→ DATA LINES:
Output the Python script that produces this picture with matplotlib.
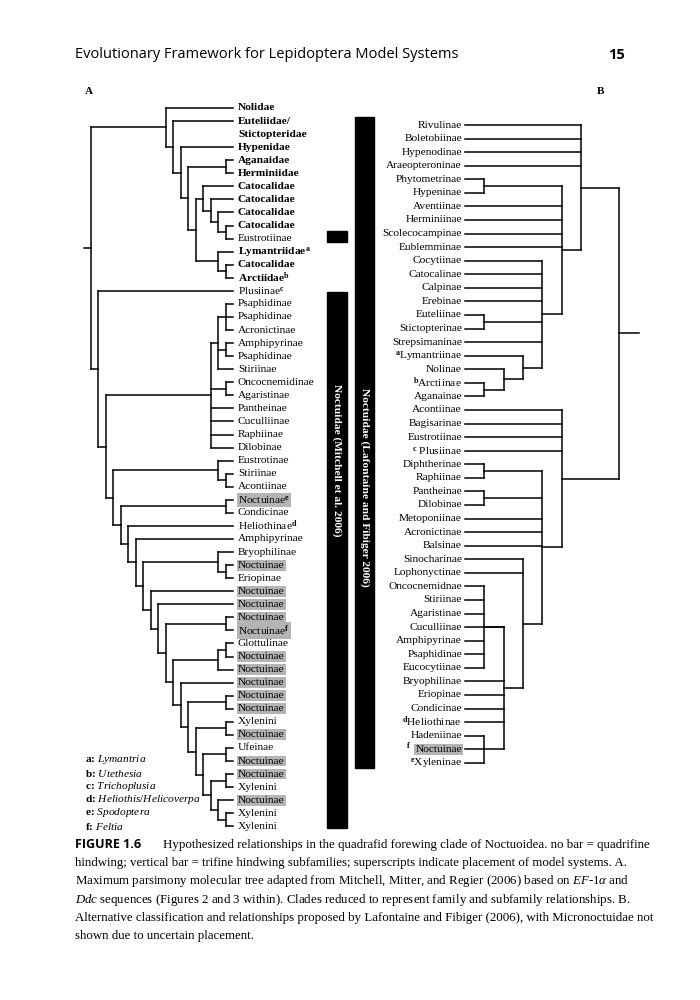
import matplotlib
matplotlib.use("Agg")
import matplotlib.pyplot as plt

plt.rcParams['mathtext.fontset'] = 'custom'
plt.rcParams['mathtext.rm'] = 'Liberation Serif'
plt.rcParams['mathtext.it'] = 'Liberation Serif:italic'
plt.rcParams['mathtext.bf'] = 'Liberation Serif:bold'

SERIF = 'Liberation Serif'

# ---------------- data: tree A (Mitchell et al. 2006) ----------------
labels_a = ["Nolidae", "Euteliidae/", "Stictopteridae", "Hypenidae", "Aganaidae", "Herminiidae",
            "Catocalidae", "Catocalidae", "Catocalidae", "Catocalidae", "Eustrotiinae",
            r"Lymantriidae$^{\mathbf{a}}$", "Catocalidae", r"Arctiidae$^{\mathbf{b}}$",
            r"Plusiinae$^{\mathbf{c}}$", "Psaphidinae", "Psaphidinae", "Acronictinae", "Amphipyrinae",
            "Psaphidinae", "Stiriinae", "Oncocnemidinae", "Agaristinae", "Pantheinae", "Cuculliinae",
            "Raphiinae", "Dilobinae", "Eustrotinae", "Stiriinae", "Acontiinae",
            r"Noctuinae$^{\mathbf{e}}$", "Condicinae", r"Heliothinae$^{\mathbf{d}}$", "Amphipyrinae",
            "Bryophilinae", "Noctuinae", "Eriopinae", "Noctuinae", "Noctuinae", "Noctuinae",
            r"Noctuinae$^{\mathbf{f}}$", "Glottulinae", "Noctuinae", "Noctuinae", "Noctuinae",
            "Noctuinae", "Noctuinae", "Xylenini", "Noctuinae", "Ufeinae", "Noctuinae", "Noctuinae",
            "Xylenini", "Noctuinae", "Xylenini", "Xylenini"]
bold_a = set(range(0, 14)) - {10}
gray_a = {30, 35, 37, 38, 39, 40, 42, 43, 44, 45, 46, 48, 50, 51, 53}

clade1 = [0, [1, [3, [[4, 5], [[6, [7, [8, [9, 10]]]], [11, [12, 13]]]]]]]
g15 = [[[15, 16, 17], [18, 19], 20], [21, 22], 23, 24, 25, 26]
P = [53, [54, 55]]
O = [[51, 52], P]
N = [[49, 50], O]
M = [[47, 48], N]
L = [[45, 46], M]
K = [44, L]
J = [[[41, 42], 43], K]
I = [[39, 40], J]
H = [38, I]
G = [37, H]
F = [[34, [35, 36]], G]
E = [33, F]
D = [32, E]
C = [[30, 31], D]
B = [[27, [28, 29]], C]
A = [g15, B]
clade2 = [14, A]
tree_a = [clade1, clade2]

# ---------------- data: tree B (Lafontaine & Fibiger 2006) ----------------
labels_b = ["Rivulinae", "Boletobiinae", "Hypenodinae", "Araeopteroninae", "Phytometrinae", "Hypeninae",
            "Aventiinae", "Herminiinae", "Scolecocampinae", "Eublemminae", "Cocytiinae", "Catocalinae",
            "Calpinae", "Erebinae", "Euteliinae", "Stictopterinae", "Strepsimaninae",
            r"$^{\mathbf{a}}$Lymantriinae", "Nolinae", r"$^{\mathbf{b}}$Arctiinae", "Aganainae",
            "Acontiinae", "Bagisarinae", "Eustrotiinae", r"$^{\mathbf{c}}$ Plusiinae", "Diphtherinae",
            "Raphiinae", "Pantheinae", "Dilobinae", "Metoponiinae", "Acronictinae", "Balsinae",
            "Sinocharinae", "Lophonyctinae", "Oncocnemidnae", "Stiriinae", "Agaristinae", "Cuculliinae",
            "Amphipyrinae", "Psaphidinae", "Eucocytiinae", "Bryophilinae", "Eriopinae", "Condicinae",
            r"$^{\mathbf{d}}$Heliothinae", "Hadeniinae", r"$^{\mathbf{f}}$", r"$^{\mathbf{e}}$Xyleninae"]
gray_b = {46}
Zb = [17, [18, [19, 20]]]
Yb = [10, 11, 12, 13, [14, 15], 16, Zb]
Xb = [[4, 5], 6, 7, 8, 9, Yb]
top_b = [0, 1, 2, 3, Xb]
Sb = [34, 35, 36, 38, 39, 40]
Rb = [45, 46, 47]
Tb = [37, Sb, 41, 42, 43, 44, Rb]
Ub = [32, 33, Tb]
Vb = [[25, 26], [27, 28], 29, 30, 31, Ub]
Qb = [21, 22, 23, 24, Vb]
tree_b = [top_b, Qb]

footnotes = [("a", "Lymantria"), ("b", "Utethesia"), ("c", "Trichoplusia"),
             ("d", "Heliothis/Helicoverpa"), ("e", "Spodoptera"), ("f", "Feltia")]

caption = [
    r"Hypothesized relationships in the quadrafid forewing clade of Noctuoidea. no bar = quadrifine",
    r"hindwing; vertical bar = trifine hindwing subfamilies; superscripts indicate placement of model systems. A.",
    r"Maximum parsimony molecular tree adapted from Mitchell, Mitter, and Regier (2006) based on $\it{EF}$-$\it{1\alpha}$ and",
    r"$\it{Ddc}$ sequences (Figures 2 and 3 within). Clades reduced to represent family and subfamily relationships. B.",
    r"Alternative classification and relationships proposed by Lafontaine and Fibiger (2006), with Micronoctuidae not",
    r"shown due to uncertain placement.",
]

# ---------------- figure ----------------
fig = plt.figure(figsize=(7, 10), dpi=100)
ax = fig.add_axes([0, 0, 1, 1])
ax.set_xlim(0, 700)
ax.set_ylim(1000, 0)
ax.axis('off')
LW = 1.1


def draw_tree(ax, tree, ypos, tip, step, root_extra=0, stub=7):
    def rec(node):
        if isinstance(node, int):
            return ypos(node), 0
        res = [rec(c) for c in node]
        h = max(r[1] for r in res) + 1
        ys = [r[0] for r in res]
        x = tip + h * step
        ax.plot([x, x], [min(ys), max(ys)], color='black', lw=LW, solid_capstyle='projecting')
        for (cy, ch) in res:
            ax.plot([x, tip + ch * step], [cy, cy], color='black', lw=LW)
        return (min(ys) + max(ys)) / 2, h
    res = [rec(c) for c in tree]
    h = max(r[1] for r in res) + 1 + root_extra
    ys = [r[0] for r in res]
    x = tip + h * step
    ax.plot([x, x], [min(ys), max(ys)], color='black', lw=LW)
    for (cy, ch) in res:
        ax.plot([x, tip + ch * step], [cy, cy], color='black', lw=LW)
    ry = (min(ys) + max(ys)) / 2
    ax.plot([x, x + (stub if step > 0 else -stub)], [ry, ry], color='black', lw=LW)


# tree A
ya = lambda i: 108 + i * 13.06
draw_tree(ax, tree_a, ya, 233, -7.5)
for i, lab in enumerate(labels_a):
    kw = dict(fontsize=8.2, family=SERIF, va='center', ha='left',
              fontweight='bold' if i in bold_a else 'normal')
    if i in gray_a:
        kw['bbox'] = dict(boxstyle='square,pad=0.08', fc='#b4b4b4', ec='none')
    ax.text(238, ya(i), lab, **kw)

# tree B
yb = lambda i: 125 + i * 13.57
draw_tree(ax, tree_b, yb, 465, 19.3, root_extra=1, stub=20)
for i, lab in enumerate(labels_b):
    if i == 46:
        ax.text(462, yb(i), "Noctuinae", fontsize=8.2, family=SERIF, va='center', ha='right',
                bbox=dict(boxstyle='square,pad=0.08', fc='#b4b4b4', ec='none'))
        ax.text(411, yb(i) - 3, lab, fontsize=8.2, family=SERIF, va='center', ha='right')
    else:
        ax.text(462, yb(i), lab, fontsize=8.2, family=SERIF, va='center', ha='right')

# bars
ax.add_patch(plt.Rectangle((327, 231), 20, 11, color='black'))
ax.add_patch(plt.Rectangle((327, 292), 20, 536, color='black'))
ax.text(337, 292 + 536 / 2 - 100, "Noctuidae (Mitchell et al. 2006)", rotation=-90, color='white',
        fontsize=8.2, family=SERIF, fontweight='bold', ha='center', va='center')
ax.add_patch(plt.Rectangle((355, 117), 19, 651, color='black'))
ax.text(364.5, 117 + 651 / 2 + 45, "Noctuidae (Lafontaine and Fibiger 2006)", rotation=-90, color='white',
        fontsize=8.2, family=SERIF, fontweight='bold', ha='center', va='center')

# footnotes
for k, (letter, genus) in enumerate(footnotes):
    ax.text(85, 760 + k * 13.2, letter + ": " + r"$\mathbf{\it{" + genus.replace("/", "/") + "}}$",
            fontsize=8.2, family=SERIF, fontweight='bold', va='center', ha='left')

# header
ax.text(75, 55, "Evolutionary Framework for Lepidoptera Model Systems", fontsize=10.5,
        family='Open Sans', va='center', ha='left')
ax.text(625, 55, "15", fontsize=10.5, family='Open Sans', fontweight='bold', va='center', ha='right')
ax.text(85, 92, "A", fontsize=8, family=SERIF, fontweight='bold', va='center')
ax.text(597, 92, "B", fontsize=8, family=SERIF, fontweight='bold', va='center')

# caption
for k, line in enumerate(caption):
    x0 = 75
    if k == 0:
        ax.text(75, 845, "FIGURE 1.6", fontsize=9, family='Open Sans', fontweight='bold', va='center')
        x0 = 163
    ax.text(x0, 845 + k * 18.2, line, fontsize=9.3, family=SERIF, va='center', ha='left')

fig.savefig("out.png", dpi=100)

→ TASK BRIEF: Give again, exactly, the lines from the start of the data through the one holding "SERIF = 'Liberation Serif'"; omit the pictures.

→ SOLVED EXERCISE:
Output the Python script that produces this picture with matplotlib.
import matplotlib
matplotlib.use("Agg")
import matplotlib.pyplot as plt

plt.rcParams['mathtext.fontset'] = 'custom'
plt.rcParams['mathtext.rm'] = 'Liberation Serif'
plt.rcParams['mathtext.it'] = 'Liberation Serif:italic'
plt.rcParams['mathtext.bf'] = 'Liberation Serif:bold'

SERIF = 'Liberation Serif'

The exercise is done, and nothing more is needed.